Kultur des Weiterbauens
Über das Buch, das vor mehr als 90 Jahren im Julius Hoffmann Verlag Stuttgart erschien und jetzt als kommentierter Reprint vorliegt, schrieb damals ein Rezensentenkollege: „Das Gebiet der Erneuerung von Bauten ist für die nächsten Jahrzehnte so ungeheuer wichtig, dass nicht zu verstehen ist, weshalb nicht längst hierfür Lehrstühle an unseren Schulen geschaffen wurden.“
Von Lehrstühlen dieser Art gibt es bis heute immer noch wenige in Deutschland (mir fällt auf Anhieb nur einer ein!), doch das Thema Umbau hat deutlich an Relevanz gewonnen, auch an Lehrstühlen der Architektur- und Ingenieurfakultäten, die nicht dezidiert den Umbau im Namen tragen. Also scheint es geradezu an der Zeit, das erstmals im Jahr 1932 erschienene Druckwerk des Architekten Konstanty Gutschow und des Bauingenieurs Hermann Zippel als Reprint wieder zugänglich zu machen (antiquarisch wird’s teuer!). Nicht einfach so, der Herausgeber Markus Jager stellt der Publikation einen längeren Einleitungstext voran, in dem nicht nur die editorische Geschichte reflektiert wird, sondern auch der Umbau selbst, als Thema damals wie heute, nun in einen historischen Kontext gestellt.

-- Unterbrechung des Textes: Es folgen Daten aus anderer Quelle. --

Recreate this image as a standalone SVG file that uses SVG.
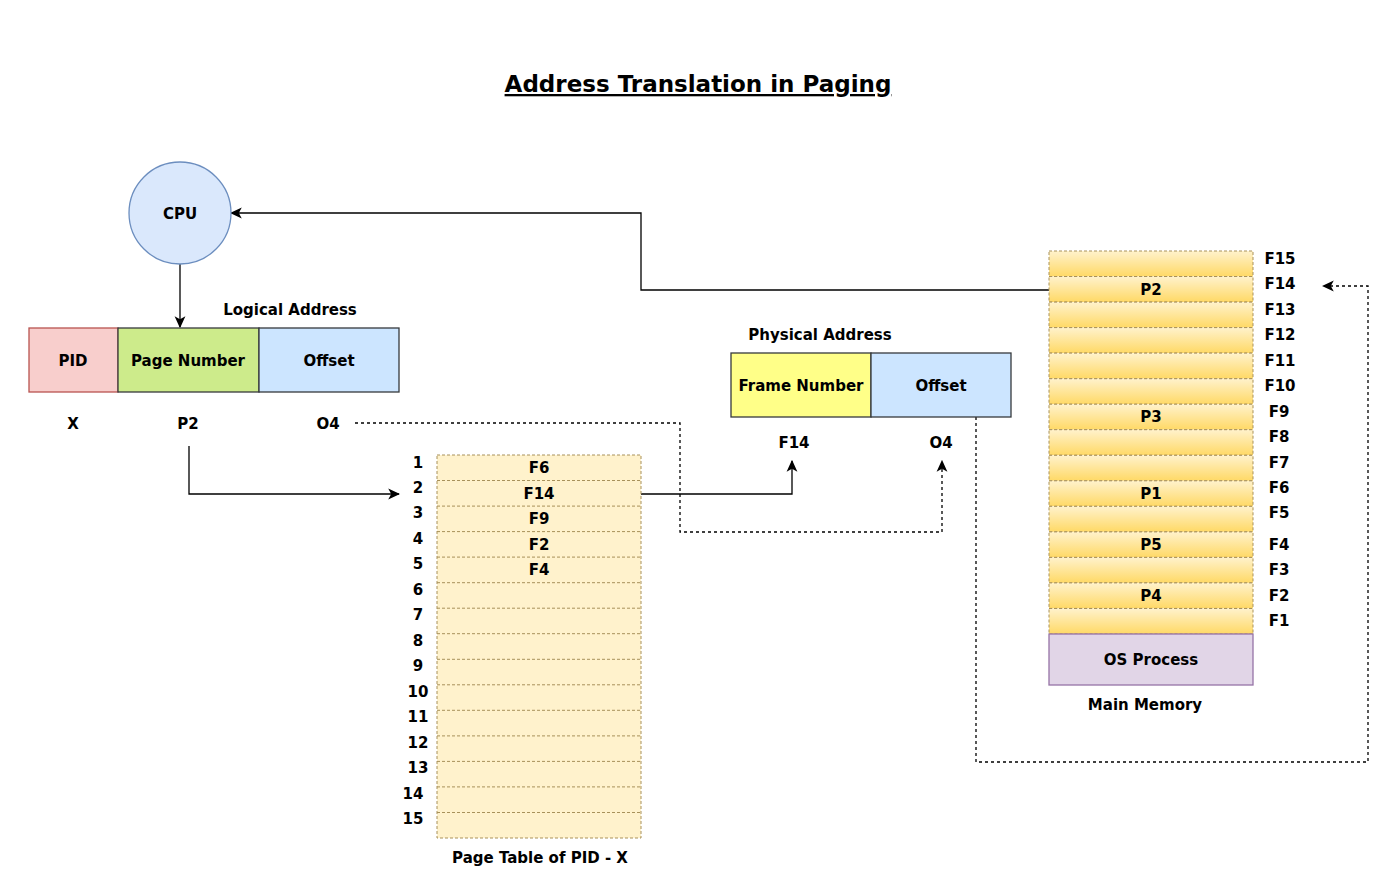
<svg xmlns="http://www.w3.org/2000/svg" width="1399" height="894" viewBox="0 0 1399 894">
<style>
text{font-family:"DejaVu Sans","Liberation Sans",sans-serif;font-weight:bold;font-size:15px;fill:#000;text-anchor:middle}
.title{font-size:23px;text-decoration:underline}
.blk{stroke:#36393d;stroke-width:1.3}
.row{fill:url(#g);stroke:#a8915a;stroke-width:1;stroke-dasharray:3 2}
.pt{fill:#fff2cc;stroke:#a8915a;stroke-width:1;stroke-dasharray:3 2}
.c{fill:none;stroke:#000;stroke-width:1.3}
.d{fill:none;stroke:#000;stroke-width:1.3;stroke-dasharray:3 3}
</style>
<defs>
<linearGradient id="g" x1="0" y1="0" x2="0" y2="1">
<stop offset="0" stop-color="#fff2cc"/><stop offset="1" stop-color="#ffd966"/>
</linearGradient>
<marker id="a" viewBox="0 0 10 10" refX="9" refY="5" markerWidth="12" markerHeight="12" markerUnits="userSpaceOnUse" orient="auto">
<path d="M0,0.5 L10,5 L0,9.5 L2.5,5 Z" fill="#000"/>
</marker>
</defs>
<rect width="1399" height="894" fill="#fff"/>
<text class="title" x="698" y="92">Address Translation in Paging</text>

<g id="connectors">
<path class="c" d="M180,264 V327" marker-end="url(#a)"/>
<path class="c" d="M189,446 V494 H399" marker-end="url(#a)"/>
<path class="c" d="M641,494 H792 V461" marker-end="url(#a)"/>
<path class="d" d="M355,423 H680 V532 H942 V461" marker-end="url(#a)"/>
<path class="d" d="M976,417 V762 H1368 V286 H1323" marker-end="url(#a)"/>
<path class="c" d="M1049,290 H641 V213 H231" marker-end="url(#a)"/>
</g>

<g id="cpu">
<circle cx="180" cy="213" r="51" fill="#dae8fc" stroke="#6c8ebf" stroke-width="1.3"/>
<text x="180" y="219">CPU</text>
</g>

<g id="logical-address">
<text x="290" y="315">Logical Address</text>
<rect x="29" y="328" width="89" height="64" fill="#f8cecc" stroke="#b85450" stroke-width="1.3"/>
<rect class="blk" x="118" y="328" width="141" height="64" fill="#cdeb8b"/>
<rect class="blk" x="259" y="328" width="140" height="64" fill="#cce5ff"/>
<text x="73" y="366">PID</text>
<text x="188" y="366">Page Number</text>
<text x="329" y="366">Offset</text>
<text x="73" y="429">X</text>
<text x="188" y="429">P2</text>
<text x="328" y="429">O4</text>
</g>

<g id="page-table">
<rect class="pt" x="437" y="455" width="204" height="383"/>
<g fill="none" stroke="#a8915a" stroke-width="1" stroke-dasharray="3 2">
<path d="M437,480.5H641M437,506.1H641M437,531.6H641M437,557.1H641M437,582.7H641M437,608.2H641M437,633.7H641M437,659.3H641M437,684.8H641M437,710.3H641M437,735.9H641M437,761.4H641M437,786.9H641M437,812.5H641"/>
</g>
<text x="539" y="473">F6</text>
<text x="539" y="499">F14</text>
<text x="539" y="524">F9</text>
<text x="539" y="550">F2</text>
<text x="539" y="575">F4</text>
<text x="418" y="468">1</text>
<text x="418" y="493">2</text>
<text x="418" y="518">3</text>
<text x="418" y="544">4</text>
<text x="418" y="569">5</text>
<text x="418" y="595">6</text>
<text x="418" y="620">7</text>
<text x="418" y="646">8</text>
<text x="418" y="671">9</text>
<text x="418" y="697">10</text>
<text x="418" y="722">11</text>
<text x="418" y="748">12</text>
<text x="418" y="773">13</text>
<text x="413" y="799">14</text>
<text x="413" y="824">15</text>
<text x="540" y="863">Page Table of PID - X</text>
</g>

<g id="physical-address">
<text x="820" y="340">Physical Address</text>
<rect class="blk" x="731" y="353" width="140" height="64" fill="#ffff88"/>
<rect class="blk" x="871" y="353" width="140" height="64" fill="#cce5ff"/>
<text x="801" y="391">Frame Number</text>
<text x="941" y="391">Offset</text>
<text x="794" y="448">F14</text>
<text x="941" y="448">O4</text>
</g>

<g id="main-memory">
<rect class="row" x="1049" y="251" width="204" height="25.5"/>
<rect class="row" x="1049" y="276.5" width="204" height="25.5"/>
<rect class="row" x="1049" y="302.1" width="204" height="25.5"/>
<rect class="row" x="1049" y="327.6" width="204" height="25.5"/>
<rect class="row" x="1049" y="353.1" width="204" height="25.5"/>
<rect class="row" x="1049" y="378.7" width="204" height="25.5"/>
<rect class="row" x="1049" y="404.2" width="204" height="25.5"/>
<rect class="row" x="1049" y="429.7" width="204" height="25.5"/>
<rect class="row" x="1049" y="455.3" width="204" height="25.5"/>
<rect class="row" x="1049" y="480.8" width="204" height="25.5"/>
<rect class="row" x="1049" y="506.3" width="204" height="25.5"/>
<rect class="row" x="1049" y="531.9" width="204" height="25.5"/>
<rect class="row" x="1049" y="557.4" width="204" height="25.5"/>
<rect class="row" x="1049" y="582.9" width="204" height="25.5"/>
<rect class="row" x="1049" y="608.5" width="204" height="25.5"/>
<rect x="1049" y="634" width="204" height="51" fill="#e1d5e7" stroke="#9673a6" stroke-width="1.3"/>
<text x="1151" y="295">P2</text>
<text x="1151" y="422">P3</text>
<text x="1151" y="499">P1</text>
<text x="1151" y="550">P5</text>
<text x="1151" y="601">P4</text>
<text x="1151" y="665">OS Process</text>
<text x="1145" y="710">Main Memory</text>
<text x="1280" y="264">F15</text>
<text x="1280" y="289">F14</text>
<text x="1280" y="315">F13</text>
<text x="1280" y="340">F12</text>
<text x="1280" y="366">F11</text>
<text x="1280" y="391">F10</text>
<text x="1279" y="417">F9</text>
<text x="1279" y="442">F8</text>
<text x="1279" y="468">F7</text>
<text x="1279" y="493">F6</text>
<text x="1279" y="518">F5</text>
<text x="1279" y="550">F4</text>
<text x="1279" y="575">F3</text>
<text x="1279" y="601">F2</text>
<text x="1279" y="626">F1</text>
</g>
</svg>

Dabei verfolgt er das Stichwort der Kultur des Weiterbauens generell, aber auch bezogen auf den Kontext der 1920er-Jahre, vulgo der Moderne. Dass hier ein nüchtern kritischer Blick insbesondere auf die Redaktionsgeschichte des Buchs gelegt wird, freut. Hinweise des Herausgebers auf mögliche Plagiate – Nichtnennung von Arbeiten anderer, die hier wie selbstverständlich als Arbeiten des Autorenduos erscheinen – machen die folgende Lektüre des reprinteten Originals flüssiger.
Neben dem Hauptteil des „Umbau“ – ca. 86 Umbauarbeiten, die in der Vorher-/Nachherdarstellung präsentiert werden und mit vielen weiteren unter den Stichworten „Fassadenveränderung“, „Wohnhausumbau“, „Vollumbau“ oder „Zweckveränderung“ versammelt sind – ist für uns heutige Leserinnen aber vielleicht die Einleitung der beiden Autoren der wesentliche Kern der Publikation. Hier werden Themen wie „Vorausschauende Planung“, „Elastische Grundrisse“ oder „Aus- und Anbaufähige Häuser“ von Konstanty Gutschow erläutert. Es folgt der nicht minder spannende Teil des Ingenieurs Hermann Zippel mit „Vorarbeiten“, „Abfangungen“, „Installationsveränderungen“ oder „Standsicherheit“ bis hin zu „Türen-, Treppen- und Möbelveränderungen“.
Dass gerade in dieser historischen Einleitung klar wird, wie wenig sich arbeitstechnisch auf der Baustelle wie bei den Problemstellungen im Bauen insgesamt verändert hat, mag den überraschen, dem das Gestern schon Historie ist. Dass wir immer noch – vielleicht mit effektiver arbeitendem Gerät und Materialien – an den gleichen Stellen arbeiten wie vor 100 Jahren, muss uns davon überzeugen, dass das Bauen eine auf Dauer angelegte Angelegenheit ist, nicht auf Verbrauch. Und zweitens: Dass wir offenbar immer nur dann forschen und lernen wollen, wenn sozialer Druck (damals Wohnungsnot aus wirtschaftlicher Not heraus) sich auf der Straße lautstarkt und mit Tunnelblick Luft macht.
Von daher zeigt das Buch nichts Neues. Überraschungen entstehen da, wo damals teils brutal umgeformte Häuser heute wieder Charme haben, wo sie aus der Reihe und damit ins Auge fallen. Was die Publikation perfekt gemacht hätte, wäre eine Übersicht darüber, welche der damals umgebauten und überformten Häuser heute noch wie stehen (aktuelles Foto z. B.). Be. K.